Caos Trenord
La colpa è nostra

Buone notizie per i pendolari di Como e non solo. Finalmente è stato individuato il responsabile dei ritardi, delle soppressioni, dei disservizi, di tutto quanto ogni giorno vivono sulla loro pelle gli utenti delle ferrovie lombarde.

E un j’accuse, questo, cari lettori: i colpevoli siamo noi. È il vostro quotidiano fedifrago, fellone e traditor la causa di tutto. Chi lo dice? Il sito di Trenord, nientepopodimenoche. Il quale, dopo la pubblicazione della notizia sui mancati potenziamenti dei convogli annunciati per il primo weekend della Città dei Balocchi ci definisce in sostanza inaffidabili. Il bello è che la notizia è vera, tant’è che i padroni delle ferrovie non ci pensano proprio a smentirla. E allora? Allora cari pendolari, prendetevela con noi. Venite a contestarci, bruciate la sede da La Provincia. E vedrete che il giorno dopo tutti i treni partiranno in orario e giungeranno a destinazione spaccando in quattro il secondo, manco fossimo ai tempi della buonanima. “Che non tornano eh, ah non tornano”, come diceva Totò ad Aldo Fabrizi ne “I tartassati” bell’esempio di commedia all’italiana. Ci staremmo bene queste vicende, nell’ambito della commedia se non ci foste di mezzo voi, lettori e pendolari, sottoposti quasi ogni giorno ad angherie psicologiche e fisiche solo perché pretendete di andare a lavorare o a scuola e magari timbrare il cartellino in orario e ascoltare le lezioni fin dall’inizio.

Girano leggende metropolitane agghiaccianti: dal modello matematico elaborato da un geometra della Bassa Comasca per riuscire ad armonizzare i vari ritardi e prendere tutte le coincidenze lo stesso, oggetto di studio da parte degli scienziati dell’università di Harvard, all’assiduo pendolare della Cintura comasca che, nel giro di alcuni anni, si è fatto la seconda casa in montagna grazie ai “bonus ritardi” accumulati, al raro esemplare di studente di Ponte Lambro, arrivato in orario alle lezioni e finito sotto spirito per essere studiato anche dalle prossime generazioni e dell’anziano di Lomazzo che racconta ancora ai nipotini di quella volta che ha perso il treno perché si è presentato due minuti dopo ed era invece incredibilmente partito, per l’unica volta, in orario.

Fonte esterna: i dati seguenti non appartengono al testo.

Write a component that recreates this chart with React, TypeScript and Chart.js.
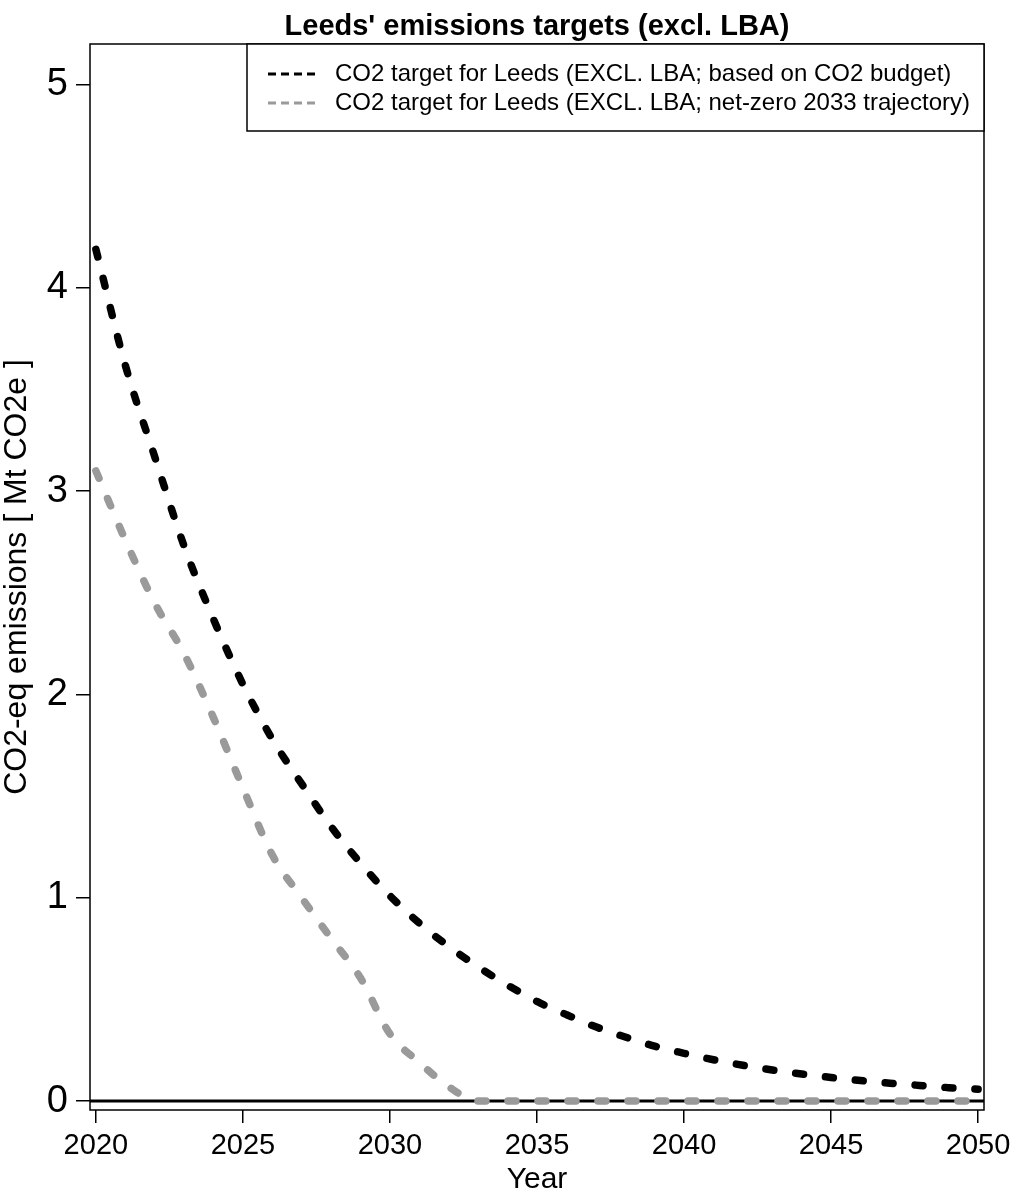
import { useEffect, useRef } from 'react';
import { Chart, registerables } from 'chart.js';

Chart.register(...registerables);

const years = [
  2020, 2021, 2022, 2023, 2024, 2025, 2026, 2027, 2028, 2029, 2030,
  2031, 2032, 2033, 2034, 2035, 2036, 2037, 2038, 2039, 2040,
  2041, 2042, 2043, 2044, 2045, 2046, 2047, 2048, 2049, 2050,
];
const budgetSeries = [
  4.19, 3.62, 3.17, 2.73, 2.37, 2.05, 1.78, 1.56, 1.35, 1.17, 1.01,
  0.875, 0.76, 0.66, 0.57, 0.49, 0.425, 0.365, 0.315, 0.27, 0.235,
  0.203, 0.176, 0.153, 0.133, 0.116, 0.101, 0.088, 0.077, 0.066, 0.058,
];
const netZeroSeries = [
  3.1, 2.76, 2.45, 2.2, 1.885, 1.54, 1.21, 1.0, 0.8, 0.605, 0.33,
  0.19, 0.07, 0, 0, 0, 0, 0, 0, 0, 0,
  0, 0, 0, 0, 0, 0, 0, 0, 0, 0,
];
const seriesLabels = [
  'CO2 target for Leeds (EXCL. LBA; based on CO2 budget)',
  'CO2 target for Leeds (EXCL. LBA; net-zero 2033 trajectory)',
];
const xTickValues = [2020, 2025, 2030, 2035, 2040, 2045, 2050];
const yTickValues = [0, 1, 2, 3, 4, 5];
const chartTitle = "Leeds' emissions targets (excl. LBA)";
const xAxisTitle = 'Year';
const yAxisTitle = 'CO2-eq emissions [ Mt CO2e ]';

const FONT = "'Liberation Sans', Arial, Helvetica, sans-serif";

const framePlugin = {
  id: 'frameAndLegend',
  beforeDatasetsDraw(chart: any) {
    const { ctx, chartArea: a, scales } = chart;
    const y0 = scales.y.getPixelForValue(0);
    ctx.save();
    ctx.strokeStyle = '#000';
    ctx.lineWidth = 3;
    ctx.beginPath();
    ctx.moveTo(a.left, y0);
    ctx.lineTo(a.right, y0);
    ctx.stroke();
    ctx.restore();
  },
  afterDraw(chart: any) {
    const { ctx, chartArea: a } = chart;
    ctx.save();
    // frame
    ctx.strokeStyle = '#000';
    ctx.lineWidth = 1.5;
    ctx.setLineDash([]);
    ctx.strokeRect(a.left, a.top, a.right - a.left, a.bottom - a.top);

    // title
    ctx.fillStyle = '#000';
    ctx.font = `bold 29px ${FONT}`;
    ctx.textAlign = 'center';
    ctx.textBaseline = 'alphabetic';
    ctx.fillText(chartTitle, (a.left + a.right) / 2, 35);

    // legend box
    const lx = a.left + 157;
    const ly = a.top;
    const lw = a.right - lx;
    const lh = 87;
    ctx.fillStyle = '#fff';
    ctx.fillRect(lx, ly, lw, lh);
    ctx.strokeRect(lx, ly, lw, lh);
    chart.data.datasets.forEach((ds: any, i: number) => {
      const cy = ly + 30 + i * 29;
      ctx.strokeStyle = ds.borderColor;
      ctx.lineWidth = 3;
      ctx.setLineDash([8, 5]);
      ctx.lineCap = 'butt';
      ctx.beginPath();
      ctx.moveTo(lx + 21, cy);
      ctx.lineTo(lx + 68, cy);
      ctx.stroke();
      ctx.setLineDash([]);
      ctx.fillStyle = '#000';
      ctx.font = `24px ${FONT}`;
      ctx.textAlign = 'left';
      ctx.textBaseline = 'middle';
      ctx.fillText(ds.label, lx + 88, cy);
    });
    ctx.restore();
  },
};

export default function App() {
  const canvasRef = useRef<HTMLCanvasElement | null>(null);

  useEffect(() => {
    document.body.style.margin = '0';
    const canvas = canvasRef.current;
    if (!canvas) return;
    const lineStyle = {
      borderWidth: 7.5,
      borderDash: [8, 22],
      borderCapStyle: 'round',
      borderJoinStyle: 'round',
      pointRadius: 0,
      cubicInterpolationMode: 'monotone',
      fill: false,
    };
    const chart = new Chart(canvas, {
      type: 'line',
      data: {
        datasets: [
          {
            label: seriesLabels[0],
            data: years.map((x, i) => ({ x, y: budgetSeries[i] })),
            borderColor: '#000000',
            backgroundColor: '#000000',
            ...lineStyle,
          },
          {
            label: seriesLabels[1],
            data: years.map((x, i) => ({ x, y: netZeroSeries[i] })),
            borderColor: '#9a9a9a',
            backgroundColor: '#9a9a9a',
            ...lineStyle,
          },
        ],
      },
      options: {
        animation: false,
        responsive: false,
        devicePixelRatio: 1,
        layout: { padding: { top: 44, right: 26, left: 0, bottom: 0 } },
        plugins: {
          legend: { display: false },
          title: { display: false },
          tooltip: { enabled: false },
        },
        scales: {
          x: {
            type: 'linear',
            min: 2019.8,
            max: 2050.2,
            afterBuildTicks: (s: any) => {
              s.ticks = xTickValues.map((v) => ({ value: v }));
            },
            afterFit: (s: any) => {
              s.height = 90;
              s.paddingLeft = 0;
              s.paddingRight = 0;
            },
            grid: {
              display: true,
              drawOnChartArea: false,
              drawTicks: true,
              tickLength: 13,
              color: '#000',
              lineWidth: 1.5,
            },
            border: { display: false },
            ticks: {
              autoSkip: false,
              maxRotation: 0,
              padding: 6,
              color: '#000',
              font: { family: FONT, size: 29 },
              callback: (v: any) => String(v),
            },
            title: {
              display: true,
              text: xAxisTitle,
              color: '#000',
              font: { family: FONT, size: 30, lineHeight: 1.2 },
              padding: { top: 0, bottom: 2 },
            },
          },
          y: {
            type: 'linear',
            min: -0.044,
            max: 5.2,
            afterBuildTicks: (s: any) => {
              s.ticks = yTickValues.map((v) => ({ value: v }));
            },
            afterFit: (s: any) => {
              s.width = 90;
              s.paddingTop = 0;
              s.paddingBottom = 0;
            },
            grid: {
              display: true,
              drawOnChartArea: false,
              drawTicks: true,
              tickLength: 14,
              color: '#000',
              lineWidth: 1.5,
            },
            border: { display: false },
            ticks: {
              autoSkip: false,
              padding: 8,
              color: '#000',
              font: { family: FONT, size: 38 },
              callback: (v: any) => String(v),
            },
            title: {
              display: true,
              text: yAxisTitle,
              color: '#000',
              font: { family: FONT, size: 32, lineHeight: 1.0 },
              padding: { top: 1, bottom: 0 },
            },
          },
        },
      },
      plugins: [framePlugin],
    } as any);
    return () => {
      chart.destroy();
    };
  }, []);

  return (
    <div style={{ width: 1010, height: 1200, background: '#fff' }}>
      <canvas ref={canvasRef} width={1010} height={1200} style={{ display: 'block' }} />
    </div>
  );
}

Scherziamo è ovvio. Ma d’altra parte a prendere sul serio la trovata di Trenord, questa sottile strategia di comunicazione, ci sarebbe da mettere mano ai forconi. Piuttosto chiediamoci come mai, questo carrozzone di carrozze, binari, stazioni e locomotive nato e cresciuto nell’efficiente lombardia confinante con la Svizzera (non a caso i convogli meno disagiati sono quelli transfrontalieri, i Tilo), non riesca a mettersi al passo con il contesto. Vero che il primo treno della storia d’Italia, quello da Napoli e Portici è nato a Sud quando lì ancora Italia non era, ma ormai i borboni che lo inaugurarono sono oggetti di nostalgie anacronistiche. E la tecnologia ha fatto quei passi avanti sufficienti a garantire un servizio quantomeno normale.

A Trenord e a Regione Lombardia, in tono sommesso andrebbe ricordata la parabola della pagliuzza individuata nell’iride altrui da cui presenta una trave nella medesima posizione. Questo quotidiano che pure ha anche lui le sue magagne, perlomeno non si sogna di darne la colpa ad altri. E, poiché tiene alla salute e all’umore dei propri lettori, anche di coloro che sono costretti a fare una vita da pendolari e magari neppure leggono il giornale sul treno, sarebbe ben felice di registrare e diffondere performance di efficienza da parte dei convogli di Trenord. Nell’attesa e nella speranza che questo avvenga, dobbiamo fare di necessità virtù e continuare a segnalare ritardi, cancellazioni, soppressioni e guasti. E la nostra mission. Se ne venissimo meno faremmo la fine di un treno lasciato sul binario morto perché non funziona più.